Serge Cannasse 3 févr. 2020
Dans son édition du 20 janvier 2020, Slate publie des bonnes feuilles du livre du Pr Stéphane Velut, chef du service de neurochirurgie au CHU de Tours, « L’hôpital, une nouvelle industrie – Le langage comme symptôme » (Gallimard, collection Tracts. 48 pages, 3,90 euros). Aux analyses économiques de la crise de l’hôpital, il ajoute la dénonciation d’un système de communication entre les « gestionnaires » de l’hôpital et les personnels soignants mis en place sous l’influence de cabinets conseils auprès des directions hospitalières. Il signale au passage que leurs prestations ont coûté 1,2 millions d’euros à l’AP-HP (Assistance publique - Hôpitaux de Paris) en 2016, « soit le salaire annuel d’une trentaine d’infirmier(e)s en début de carrière. »
Cette communication est effectuée au moyen d’un langage qui « masque sous des termes tarabiscotés constats, projets, décisions…, dont l’énonciation simple brutaliserait l’oreille. » On dira « nouvel hôpital », « démarche d’excellence », « optimisation des pratiques », jusque là « parfaitement inappropriées ». Ce qui signifie réduire le nombre de lits et la durée des séjours, « limiter le stock de gens et en accélérer le flux . » Les gestionnaires n’osent plus parler de maîtrise de dépenses de santé, ni même d’ONDAM (Objectif national de dépenses d’assurance maladie). Ils tentent de « r égler le problème en silence ». Car leur but leur semble « inavouable : réduire les dépenses. » D’où l’invocation de la « pédagogie » au lieu des mots « information » et « décision ».
Le résultat est que « médecins et gestionnaires ne parlent plus la même langue.
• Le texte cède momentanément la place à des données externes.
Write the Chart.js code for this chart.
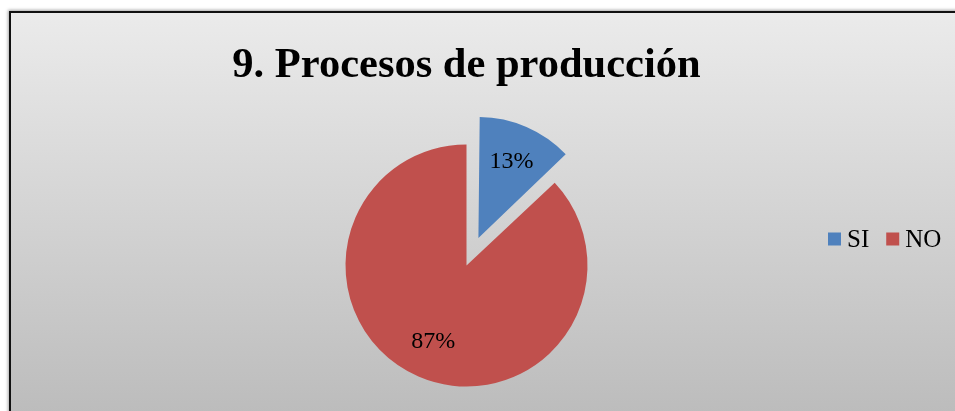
<!DOCTYPE html>
<html>
<head>
<meta charset="utf-8">
<title>9. Procesos de producción</title>
<script src="https://cdn.jsdelivr.net/npm/chart.js@4.4.1/dist/chart.umd.min.js"></script>
<style>
  html, body { margin: 0; padding: 0; width: 955px; height: 411px; overflow: hidden; background: #fff; }
  #frame {
    position: absolute; left: 9px; top: 11px; width: 1100px; height: 480px;
    box-sizing: border-box; border-left: 2px solid #111; border-top: 2px solid #111;
    background: linear-gradient(to bottom, #ebebeb 0px, #bcbcbc 400px, #b6b6b6 480px);
    box-shadow: -1px -1px 3px rgba(0, 0, 0, 0.35);
  }
  #wrap { position: absolute; left: 0; top: 0; width: 955px; height: 470px; }
</style>
</head>
<body>
<div id="frame"></div>
<div id="wrap"><canvas id="pieChart"></canvas></div>
<script>
const categories = ['SI', 'NO'];
const percentages = [13, 87];
const sliceColors = ['#4f81bd', '#c0504d'];

const serif = "'Liberation Serif', 'Times New Roman', serif";

// Chart.js moves an offset arc by offset/4 but also grows its radius a bit;
// keep every slice at the pie's radius so the pulled-out one is not larger
const keepRadius = {
  id: 'keepRadius',
  beforeDatasetsDraw(chart) {
    const meta = chart.getDatasetMeta(0);
    const full = meta.controller.outerRadius;
    meta.data.forEach(arc => {
      const shift = (arc.options.offset || 0) / 4;
      const fix = 1 - Math.sin(Math.min(Math.PI, arc.circumference));
      arc.outerRadius = full - shift * fix;
    });
  }
};

// percentage text inside each slice, placed along the slice's middle angle
const sliceLabels = {
  id: 'sliceLabels',
  afterDatasetsDraw(chart) {
    const { ctx } = chart;
    const meta = chart.getDatasetMeta(0);
    const full = meta.controller.outerRadius;
    ctx.save();
    ctx.font = '24px ' + serif;
    ctx.fillStyle = '#000';
    ctx.textAlign = 'center';
    ctx.textBaseline = 'middle';
    meta.data.forEach((arc, i) => {
      const { x, y, startAngle, endAngle } = arc.getProps(['x', 'y', 'startAngle', 'endAngle'], true);
      const mid = (startAngle + endAngle) / 2;
      const r = full * 0.69 + (arc.options.offset || 0) / 4;
      ctx.fillText(percentages[i] + '%', x + Math.cos(mid) * r, y + Math.sin(mid) * r);
    });
    ctx.restore();
  }
};

// one-row legend on the right side
const sideLegend = {
  id: 'sideLegend',
  afterDraw(chart) {
    const { ctx } = chart;
    const y = 239, box = 13;
    let x = 828;
    ctx.save();
    ctx.font = '25px ' + serif;
    ctx.textBaseline = 'middle';
    categories.forEach((name, i) => {
      ctx.fillStyle = sliceColors[i];
      ctx.fillRect(x, y - box / 2, box, box);
      x += box + 6;
      ctx.fillStyle = '#000';
      ctx.fillText(name, x, y + 1);
      x += ctx.measureText(name).width + 17;
    });
    ctx.restore();
  }
};

new Chart(document.getElementById('pieChart'), {
  type: 'pie',
  data: {
    labels: categories,
    datasets: [{
      data: percentages,
      backgroundColor: sliceColors,
      borderWidth: 0,
      offset: [120, 0],
      radius: 121
    }]
  },
  options: {
    responsive: true,
    maintainAspectRatio: false,
    animation: false,
    layout: { padding: { top: 10, left: 10, right: 32, bottom: 41 } },
    plugins: {
      legend: { display: false },
      tooltip: { enabled: false },
      title: {
        display: true,
        text: '9. Procesos de producción',
        color: '#000',
        font: { family: serif, size: 42.5, weight: 'bold', lineHeight: 1.2 },
        padding: { top: 31, bottom: 10 }
      }
    }
  },
  plugins: [keepRadius, sliceLabels, sideLegend]
});
</script>
</body>
</html>
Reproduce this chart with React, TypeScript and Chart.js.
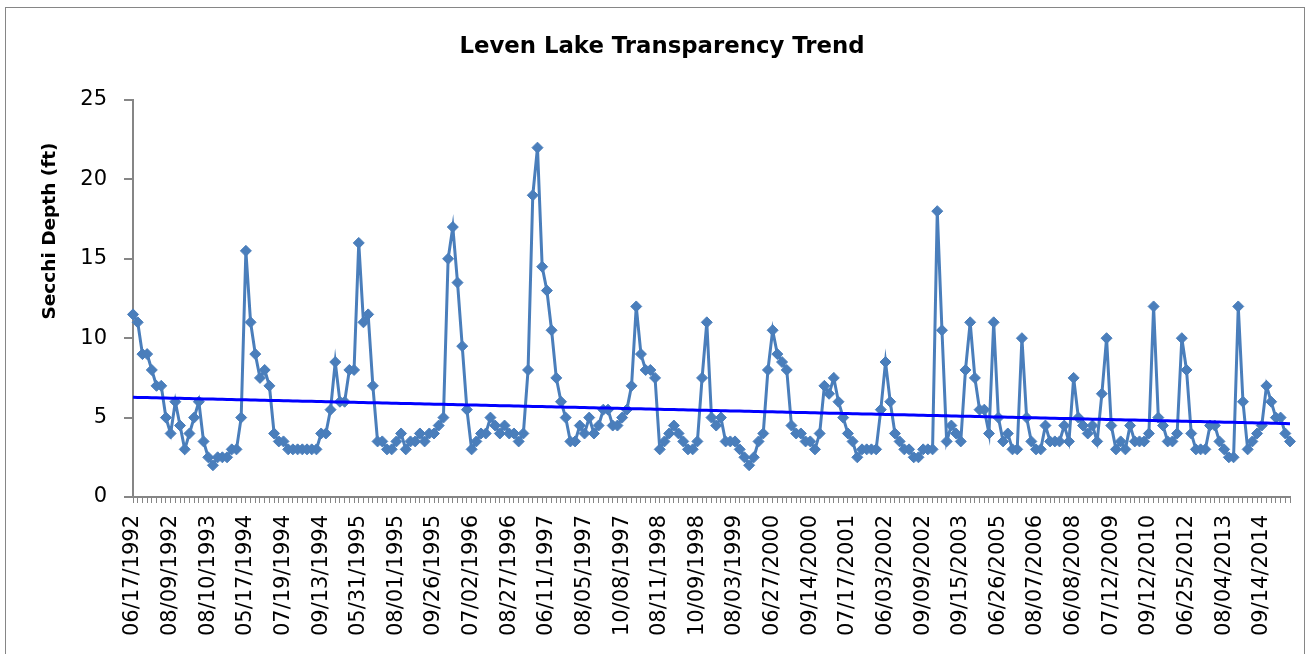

Les premiers au contact de la maladie et de la mort usent de mots concrets pour dire ce qu'ils font. Ils n'ont pas le choix. Les seconds, au contact d'un déficit préoccupant creusé par des réformes irrationnelles de tarification, usent de ce métalangage pour ne pas dire, eux, ce qu'ils font. »
Pour Stéphane Velut, ces gestionnaires étant des croyants dont l’argumentation relève plus de la foi gestionnaire que d’évaluations rigoureuses, il sera difficile de réfuter leurs arguments. Ils voient en effet « la technique comme un substitut au moins partiel au flair, à l’œil et à la main, le praticien n’intervenant que lorsqu’elle ne peut se passer de lui. »
Stéphane Velut évoque bien sûr le célèbre roman de George Orwell, « 1984 ». Mais il serait facile d’y ajouter les travaux de nombre de sociologues du travail, qui depuis plusieurs années dénoncent ce « métalangage » et les modifications des conditions de travail qu’il accompagne, à l’hôpital comme dans beaucoup d’entreprises du monde entier.